■ Collected material ■
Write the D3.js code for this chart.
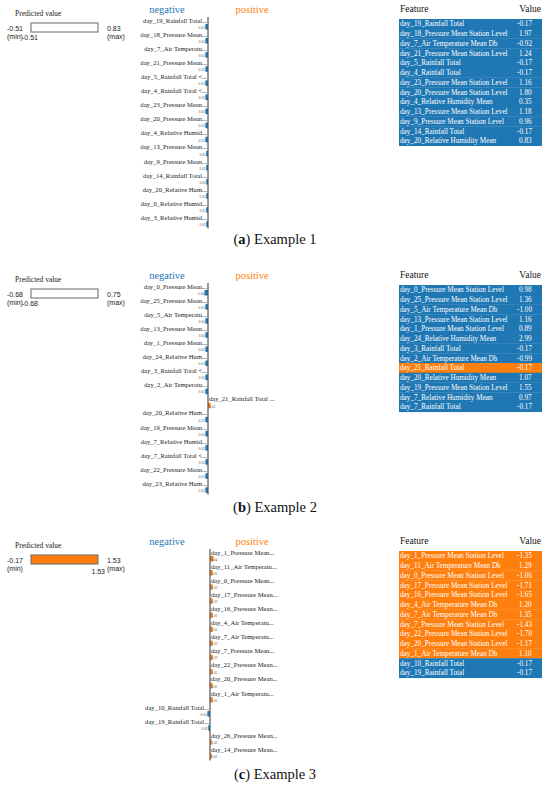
<!DOCTYPE html>
<html>
<head>
<meta charset="utf-8">
<script src="https://cdn.jsdelivr.net/npm/d3@7"></script>
<style>
  body { margin: 0; background: #fff; }
  svg { display: block; }
</style>
</head>
<body>
<svg id="chart" width="550" height="791"></svg>
<script>
// ---- data ----
var captions = ["a", "b", "c"];
var captionTitles = ["Example 1", "Example 2", "Example 3"];

var predMin = [-0.51, -0.68, -0.17];
var predMax = [0.83, 0.75, 1.53];
var predValue = [-0.51, -0.68, 1.53];

var labels1 = ["day_19_Rainfall Total...", "day_18_Pressure Mean...", "day_7_Air Temperatu...", "day_21_Pressure Mean...",
  "day_5_Rainfall Total <...", "day_4_Rainfall Total <...", "day_23_Pressure Mean...", "day_20_Pressure Mean...",
  "day_4_Relative Humid...", "day_13_Pressure Mean...", "day_9_Pressure Mean...", "day_14_Rainfall Total...",
  "day_20_Relative Hum...", "day_0_Relative Humid...", "day_3_Relative Humid..."];
var weights1 = [-0.03, -0.03, -0.03, -0.03, -0.03, -0.03, -0.03, -0.03, -0.03, -0.02, -0.02, -0.02, -0.02, -0.02, -0.02];

var labels2 = ["day_0_Pressure Mean...", "day_25_Pressure Mean...", "day_5_Air Temperatu...", "day_13_Pressure Mean...",
  "day_1_Pressure Mean...", "day_24_Relative Hum...", "day_3_Rainfall Total <...", "day_2_Air Temperatu...",
  "day_21_Rainfall Total ...", "day_20_Relative Hum...", "day_19_Pressure Mean...", "day_7_Relative Humid...",
  "day_7_Rainfall Total <...", "day_22_Pressure Mean...", "day_23_Relative Hum..."];
var weights2 = [-0.04, -0.03, -0.03, -0.03, -0.03, -0.03, -0.03, -0.03, 0.03, -0.03, -0.03, -0.03, -0.03, -0.03, -0.03];

var labels3 = ["day_1_Pressure Mean...", "day_11_Air Temperatu...", "day_0_Pressure Mean...", "day_17_Pressure Mean...",
  "day_16_Pressure Mean...", "day_4_Air Temperatu...", "day_7_Air Temperatu...", "day_7_Pressure Mean...",
  "day_22_Pressure Mean...", "day_20_Pressure Mean...", "day_1_Air Temperatu...", "day_10_Rainfall Total...",
  "day_19_Rainfall Total...", "day_26_Pressure Mean...", "day_14_Pressure Mean..."];
var weights3 = [0.04, 0.03, 0.03, 0.03, 0.03, 0.03, 0.03, 0.03, 0.03, 0.03, 0.03, -0.03, -0.02, 0.02, 0.02];

var tableFeat1 = ["day_19_Rainfall Total", "day_18_Pressure Mean Station Level", "day_7_Air Temperature Mean Db",
  "day_21_Pressure Mean Station Level", "day_5_Rainfall Total", "day_4_Rainfall Total",
  "day_23_Pressure Mean Station Level", "day_20_Pressure Mean Station Level", "day_4_Relative Humidity Mean",
  "day_13_Pressure Mean Station Level", "day_9_Pressure Mean Station Level", "day_14_Rainfall Total",
  "day_20_Relative Humidity Mean"];
var tableVal1 = ["-0.17", "1.97", "-0.92", "1.24", "-0.17", "-0.17", "1.16", "1.80", "0.35", "1.18", "0.96", "-0.17", "0.83"];

var tableFeat2 = ["day_0_Pressure Mean Station Level", "day_25_Pressure Mean Station Level", "day_5_Air Temperature Mean Db",
  "day_13_Pressure Mean Station Level", "day_1_Pressure Mean Station Level", "day_24_Relative Humidity Mean",
  "day_3_Rainfall Total", "day_2_Air Temperature Mean Db", "day_21_Rainfall Total", "day_20_Relative Humidity Mean",
  "day_19_Pressure Mean Station Level", "day_7_Relative Humidity Mean", "day_7_Rainfall Total"];
var tableVal2 = ["0.98", "1.36", "-1.00", "1.16", "0.89", "2.99", "-0.17", "-0.99", "-0.17", "1.07", "1.55", "0.97", "-0.17"];

var tableFeat3 = ["day_1_Pressure Mean Station Level", "day_11_Air Temperature Mean Db", "day_0_Pressure Mean Station Level",
  "day_17_Pressure Mean Station Level", "day_16_Pressure Mean Station Level", "day_4_Air Temperature Mean Db",
  "day_7_Air Temperature Mean Db", "day_7_Pressure Mean Station Level", "day_22_Pressure Mean Station Level",
  "day_20_Pressure Mean Station Level", "day_1_Air Temperature Mean Db", "day_10_Rainfall Total", "day_19_Rainfall Total"];
var tableVal3 = ["-1.35", "1.29", "-1.06", "-1.71", "-1.65", "1.20", "1.35", "-1.43", "-1.70", "-1.17", "1.10", "-0.17", "-0.17"];

var allLabels = [labels1, labels2, labels3];
var allWeights = [weights1, weights2, weights3];
var allTableFeat = [tableFeat1, tableFeat2, tableFeat3];
var allTableVal = [tableVal1, tableVal2, tableVal3];

var BLUE = "#1f77b4", ORANGE = "#ff7f0e";
var serif = "'Liberation Serif', 'Times New Roman', serif";
var sans = "'Liberation Sans', Arial, sans-serif";

var svg = d3.select("#chart");
var offsets = [0, 266, 532];
var captionY = [244, 512, 779];

for (let k = 0; k < 3; k++) {
    var g = svg.append("g").attr("transform", "translate(0," + offsets[k] + ")");

    // --- predicted value panel ---
    g.append("text").text("Predicted value")
        .attr("x", 15).attr("y", 16)
        .attr("font-family", serif).attr("font-size", "7.5px").attr("fill", "#222");

    var px = d3.scaleLinear().domain([predMin[k], predMax[k]]).range([31, 98]);
    g.append("rect")
        .attr("x", px(predMin[k])).attr("y", 23)
        .attr("width", px(predValue[k]) - px(predMin[k])).attr("height", 9)
        .attr("fill", ORANGE);
    g.append("rect")
        .attr("x", 31).attr("y", 23).attr("width", 67).attr("height", 9)
        .attr("fill", "none").attr("stroke", "#666").attr("stroke-width", 1);

    g.append("text").text(predMin[k].toFixed(2)).attr("x", 7).attr("y", 31)
        .attr("font-family", sans).attr("font-size", "7px").attr("fill", "#222");
    g.append("text").text("(min)").attr("x", 7).attr("y", 39)
        .attr("font-family", sans).attr("font-size", "7px").attr("fill", "#222");
    g.append("text").text(predMax[k].toFixed(2)).attr("x", 107).attr("y", 31)
        .attr("font-family", sans).attr("font-size", "7px").attr("fill", "#222");
    g.append("text").text("(max)").attr("x", 107).attr("y", 39)
        .attr("font-family", sans).attr("font-size", "7px").attr("fill", "#222");
    var vx = px(predValue[k]);
    var atMax = predValue[k] === predMax[k];
    g.append("text").text(predValue[k].toFixed(2))
        .attr("x", atMax ? vx + 7 : vx - 9)
        .attr("y", atMax ? 42 : 40)
        .attr("text-anchor", atMax ? "end" : "start")
        .attr("font-family", sans).attr("font-size", "7px").attr("fill", "#222");

    // --- explanation bars ---
    var labels = allLabels[k], weights = allWeights[k];
    var axisX = k === 2 ? 210 : 208;
    var rowH = 14.1, top0 = 17;

    g.append("text").text("negative").attr("x", 167).attr("y", 13)
        .attr("text-anchor", "middle")
        .attr("font-family", serif).attr("font-size", "10.5px").attr("fill", BLUE);
    g.append("text").text("positive").attr("x", 252).attr("y", 13)
        .attr("text-anchor", "middle")
        .attr("font-family", serif).attr("font-size", "10.5px").attr("fill", ORANGE);

    var yRow = d3.scaleBand().domain(d3.range(labels.length))
        .range([top0, top0 + rowH * labels.length]);
    var wx = d3.scaleLinear().domain([0, 0.04]).range([0, 3.5]);

    var rows = g.selectAll(null).data(labels.map((l, i) => [l, weights[i], i])).enter().append("g")
        .attr("transform", d => "translate(0," + yRow(d[2]) + ")");

    rows.append("text").text(d => d[0])
        .attr("x", d => d[1] < 0 ? axisX - 1 : axisX + 1)
        .attr("y", 5.5)
        .attr("text-anchor", d => d[1] < 0 ? "end" : "start")
        .attr("font-family", serif).attr("font-size", "6.6px").attr("fill", "#222");

    rows.append("rect")
        .attr("x", d => d[1] < 0 ? axisX - wx(Math.abs(d[1])) : axisX)
        .attr("y", 7).attr("height", 5.5)
        .attr("width", d => wx(Math.abs(d[1])))
        .attr("fill", d => d[1] < 0 ? BLUE : ORANGE);

    rows.append("text").text(d => Math.abs(d[1]).toFixed(2))
        .attr("x", d => d[1] < 0 ? axisX - wx(Math.abs(d[1])) - 0.5 : axisX + 1)
        .attr("y", 11.8)
        .attr("text-anchor", d => d[1] < 0 ? "end" : "start")
        .attr("font-family", serif).attr("font-size", "3.6px").attr("fill", "#555");

    g.append("line")
        .attr("x1", axisX).attr("x2", axisX)
        .attr("y1", top0).attr("y2", top0 + rowH * labels.length)
        .attr("stroke", "#555").attr("stroke-width", 1.2);

    // --- feature / value table ---
    var feats = allTableFeat[k], vals = allTableVal[k];
    var tx0 = 399, tx1 = 542, rh = 9.75, ty0 = 19, valX = 517;
    g.append("text").text("Feature").attr("x", 400).attr("y", 12)
        .attr("font-family", serif).attr("font-size", "9.5px").attr("fill", "#111");
    g.append("text").text("Value").attr("x", 541).attr("y", 12).attr("text-anchor", "end")
        .attr("font-family", serif).attr("font-size", "9.5px").attr("fill", "#111");

    var ty = d3.scaleBand().domain(d3.range(feats.length)).range([ty0, ty0 + rh * feats.length]);
    var trows = g.selectAll(null).data(feats.map((f, i) => [f, vals[i], weights[i], i])).enter().append("g")
        .attr("transform", d => "translate(0," + ty(d[3]) + ")");
    trows.append("rect").attr("x", tx0).attr("y", 0)
        .attr("width", tx1 - tx0).attr("height", rh + 0.3)
        .attr("fill", d => d[2] < 0 ? BLUE : ORANGE);
    trows.append("text").text(d => d[0]).attr("x", tx0 + 1).attr("y", 7.3)
        .attr("font-family", serif).attr("font-size", "7.2px").attr("fill", "#fff");
    trows.append("text").text(d => d[1]).attr("x", d => d[1][0] === "-" ? valX : valX + 2).attr("y", 7.3)
        .attr("font-family", serif).attr("font-size", "7.2px").attr("fill", "#fff");

    // --- caption ---
    var cap = svg.append("text").attr("x", 275).attr("y", captionY[k])
        .attr("text-anchor", "middle")
        .attr("font-family", serif).attr("font-size", "14.5px").attr("fill", "#111");
    cap.append("tspan").text("(");
    cap.append("tspan").text(captions[k]).attr("font-weight", "bold");
    cap.append("tspan").text(") " + captionTitles[k]);
}
</script>
</body>
</html>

■ Your objective ■
From the first line of the material down to the line containing "-0.02, -0.02, -0.02];", inclusive, return each line exactly, skipping any picture.

■ Expected output ■
Write the D3.js code for this chart.
<!DOCTYPE html>
<html>
<head>
<meta charset="utf-8">
<script src="https://cdn.jsdelivr.net/npm/d3@7"></script>
<style>
  body { margin: 0; background: #fff; }
  svg { display: block; }
</style>
</head>
<body>
<svg id="chart" width="550" height="791"></svg>
<script>
// ---- data ----
var captions = ["a", "b", "c"];
var captionTitles = ["Example 1", "Example 2", "Example 3"];

var predMin = [-0.51, -0.68, -0.17];
var predMax = [0.83, 0.75, 1.53];
var predValue = [-0.51, -0.68, 1.53];

var labels1 = ["day_19_Rainfall Total...", "day_18_Pressure Mean...", "day_7_Air Temperatu...", "day_21_Pressure Mean...",
  "day_5_Rainfall Total <...", "day_4_Rainfall Total <...", "day_23_Pressure Mean...", "day_20_Pressure Mean...",
  "day_4_Relative Humid...", "day_13_Pressure Mean...", "day_9_Pressure Mean...", "day_14_Rainfall Total...",
  "day_20_Relative Hum...", "day_0_Relative Humid...", "day_3_Relative Humid..."];
var weights1 = [-0.03, -0.03, -0.03, -0.03, -0.03, -0.03, -0.03, -0.03, -0.03, -0.02, -0.02, -0.02, -0.02, -0.02, -0.02];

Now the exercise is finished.